═════ INFORMATION SHOWN ═════

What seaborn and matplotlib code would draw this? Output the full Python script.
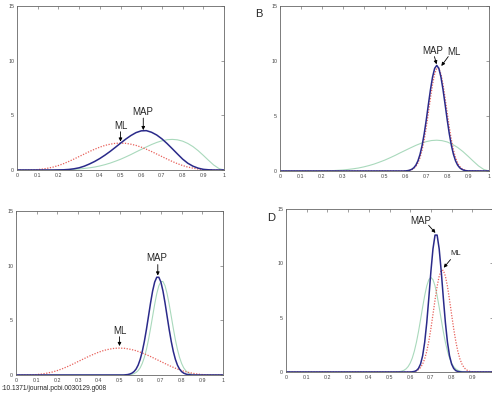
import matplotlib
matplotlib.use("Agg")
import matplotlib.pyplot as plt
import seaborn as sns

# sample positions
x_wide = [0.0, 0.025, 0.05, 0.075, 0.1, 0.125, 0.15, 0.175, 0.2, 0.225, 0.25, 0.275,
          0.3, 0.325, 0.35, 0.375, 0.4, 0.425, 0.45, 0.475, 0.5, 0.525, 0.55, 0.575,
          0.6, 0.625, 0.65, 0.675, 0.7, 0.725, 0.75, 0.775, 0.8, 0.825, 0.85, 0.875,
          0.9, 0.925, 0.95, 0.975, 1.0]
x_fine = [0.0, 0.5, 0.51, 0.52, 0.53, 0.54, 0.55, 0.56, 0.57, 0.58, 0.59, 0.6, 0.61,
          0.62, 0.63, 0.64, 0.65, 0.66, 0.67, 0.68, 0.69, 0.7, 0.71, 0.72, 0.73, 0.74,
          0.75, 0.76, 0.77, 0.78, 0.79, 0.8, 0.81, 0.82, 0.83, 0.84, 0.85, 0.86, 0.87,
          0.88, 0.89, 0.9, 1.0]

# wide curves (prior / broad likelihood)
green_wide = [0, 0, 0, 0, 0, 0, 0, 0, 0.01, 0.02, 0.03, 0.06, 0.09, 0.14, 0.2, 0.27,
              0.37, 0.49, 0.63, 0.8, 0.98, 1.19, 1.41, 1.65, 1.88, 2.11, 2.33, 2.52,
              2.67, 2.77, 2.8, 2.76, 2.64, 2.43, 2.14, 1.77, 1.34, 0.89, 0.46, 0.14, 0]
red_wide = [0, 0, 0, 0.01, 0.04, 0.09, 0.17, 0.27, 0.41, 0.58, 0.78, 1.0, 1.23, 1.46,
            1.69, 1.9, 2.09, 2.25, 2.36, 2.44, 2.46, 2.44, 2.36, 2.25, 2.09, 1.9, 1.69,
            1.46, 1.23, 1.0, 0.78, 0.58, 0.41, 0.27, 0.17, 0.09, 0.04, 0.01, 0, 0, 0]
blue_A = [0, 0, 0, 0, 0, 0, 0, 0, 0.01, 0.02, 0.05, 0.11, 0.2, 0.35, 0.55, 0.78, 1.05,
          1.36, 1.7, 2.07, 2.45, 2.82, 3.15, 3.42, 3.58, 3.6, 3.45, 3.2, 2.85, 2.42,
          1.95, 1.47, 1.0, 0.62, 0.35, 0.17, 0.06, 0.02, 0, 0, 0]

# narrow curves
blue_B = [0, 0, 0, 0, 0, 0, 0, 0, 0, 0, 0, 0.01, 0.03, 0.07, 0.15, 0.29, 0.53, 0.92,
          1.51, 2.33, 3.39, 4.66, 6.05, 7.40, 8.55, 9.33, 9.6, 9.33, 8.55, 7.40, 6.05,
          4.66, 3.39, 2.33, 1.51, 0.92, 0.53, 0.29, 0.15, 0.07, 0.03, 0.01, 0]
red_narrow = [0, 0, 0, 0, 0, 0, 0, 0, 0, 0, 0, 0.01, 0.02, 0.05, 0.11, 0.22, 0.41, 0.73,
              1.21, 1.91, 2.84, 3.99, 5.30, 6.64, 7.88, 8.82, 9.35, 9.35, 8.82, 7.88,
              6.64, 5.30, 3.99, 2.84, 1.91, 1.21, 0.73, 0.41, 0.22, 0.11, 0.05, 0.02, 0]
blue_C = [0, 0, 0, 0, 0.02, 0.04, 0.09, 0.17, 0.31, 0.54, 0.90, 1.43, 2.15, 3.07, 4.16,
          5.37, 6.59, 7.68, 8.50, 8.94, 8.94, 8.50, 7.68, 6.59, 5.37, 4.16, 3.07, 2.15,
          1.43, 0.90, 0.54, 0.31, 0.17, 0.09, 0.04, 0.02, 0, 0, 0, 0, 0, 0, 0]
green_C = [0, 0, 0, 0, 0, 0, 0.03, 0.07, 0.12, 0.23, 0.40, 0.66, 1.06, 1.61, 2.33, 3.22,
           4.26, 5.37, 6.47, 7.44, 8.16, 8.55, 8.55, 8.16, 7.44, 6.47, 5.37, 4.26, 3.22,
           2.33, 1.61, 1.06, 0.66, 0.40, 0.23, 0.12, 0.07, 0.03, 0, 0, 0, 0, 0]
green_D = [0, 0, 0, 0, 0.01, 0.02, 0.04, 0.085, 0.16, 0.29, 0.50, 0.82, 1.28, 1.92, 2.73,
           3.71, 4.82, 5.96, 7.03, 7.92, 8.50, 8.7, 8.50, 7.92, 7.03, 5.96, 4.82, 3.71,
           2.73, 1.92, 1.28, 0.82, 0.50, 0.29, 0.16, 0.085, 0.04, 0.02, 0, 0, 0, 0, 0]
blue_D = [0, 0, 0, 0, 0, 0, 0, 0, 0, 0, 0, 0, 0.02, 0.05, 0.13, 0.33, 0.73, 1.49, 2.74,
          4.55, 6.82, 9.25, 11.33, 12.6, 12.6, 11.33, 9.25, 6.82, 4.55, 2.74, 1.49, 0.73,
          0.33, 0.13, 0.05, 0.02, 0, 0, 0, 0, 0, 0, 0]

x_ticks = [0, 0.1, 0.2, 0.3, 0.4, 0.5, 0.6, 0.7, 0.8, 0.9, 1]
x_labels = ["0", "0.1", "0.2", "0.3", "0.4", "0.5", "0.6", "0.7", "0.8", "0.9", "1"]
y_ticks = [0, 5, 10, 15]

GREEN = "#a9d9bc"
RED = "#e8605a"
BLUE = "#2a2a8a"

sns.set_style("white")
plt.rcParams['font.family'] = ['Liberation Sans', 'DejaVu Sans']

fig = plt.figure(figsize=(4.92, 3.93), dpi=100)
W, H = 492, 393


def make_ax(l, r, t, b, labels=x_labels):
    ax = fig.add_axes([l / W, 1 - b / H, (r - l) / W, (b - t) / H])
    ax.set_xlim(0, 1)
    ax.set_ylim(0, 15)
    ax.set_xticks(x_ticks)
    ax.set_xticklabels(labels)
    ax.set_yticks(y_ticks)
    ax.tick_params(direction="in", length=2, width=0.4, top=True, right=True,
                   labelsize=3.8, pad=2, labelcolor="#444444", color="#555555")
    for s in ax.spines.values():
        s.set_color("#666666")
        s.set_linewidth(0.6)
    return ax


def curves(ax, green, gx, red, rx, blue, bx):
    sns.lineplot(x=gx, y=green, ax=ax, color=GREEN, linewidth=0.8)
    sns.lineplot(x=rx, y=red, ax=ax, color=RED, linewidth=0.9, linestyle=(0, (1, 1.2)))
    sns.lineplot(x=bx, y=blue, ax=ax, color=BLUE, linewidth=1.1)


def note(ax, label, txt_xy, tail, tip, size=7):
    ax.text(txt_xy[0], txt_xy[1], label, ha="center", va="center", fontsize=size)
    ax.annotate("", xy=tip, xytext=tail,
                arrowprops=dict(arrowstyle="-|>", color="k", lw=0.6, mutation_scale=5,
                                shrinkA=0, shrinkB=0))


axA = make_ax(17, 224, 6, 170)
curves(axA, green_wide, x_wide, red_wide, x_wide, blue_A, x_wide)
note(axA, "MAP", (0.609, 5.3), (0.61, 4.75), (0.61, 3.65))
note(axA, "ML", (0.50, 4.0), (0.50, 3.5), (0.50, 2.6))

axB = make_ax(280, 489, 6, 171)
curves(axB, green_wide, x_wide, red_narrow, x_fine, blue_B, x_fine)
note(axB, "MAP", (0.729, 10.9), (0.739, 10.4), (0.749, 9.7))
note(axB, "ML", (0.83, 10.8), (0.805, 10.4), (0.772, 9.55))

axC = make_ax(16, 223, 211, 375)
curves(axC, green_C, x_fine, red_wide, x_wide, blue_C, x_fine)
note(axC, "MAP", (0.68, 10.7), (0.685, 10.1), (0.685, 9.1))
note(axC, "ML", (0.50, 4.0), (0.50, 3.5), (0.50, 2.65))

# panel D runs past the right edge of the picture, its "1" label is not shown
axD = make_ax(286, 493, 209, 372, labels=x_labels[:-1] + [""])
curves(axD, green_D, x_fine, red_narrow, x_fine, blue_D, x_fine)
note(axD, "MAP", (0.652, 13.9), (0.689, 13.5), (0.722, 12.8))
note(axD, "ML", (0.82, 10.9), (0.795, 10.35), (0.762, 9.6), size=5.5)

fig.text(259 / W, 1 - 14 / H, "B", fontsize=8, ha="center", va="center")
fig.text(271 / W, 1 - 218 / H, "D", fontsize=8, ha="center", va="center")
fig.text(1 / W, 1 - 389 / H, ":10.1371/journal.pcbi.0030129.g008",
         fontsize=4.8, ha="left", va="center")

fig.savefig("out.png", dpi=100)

═════

### YOUR TASK
Extract, word for word, each line from the top of the data down to and including the line with "import seaborn as sns"; skip the pictures.

### TASK RESPONSE
What seaborn and matplotlib code would draw this? Output the full Python script.
import matplotlib
matplotlib.use("Agg")
import matplotlib.pyplot as plt
import seaborn as sns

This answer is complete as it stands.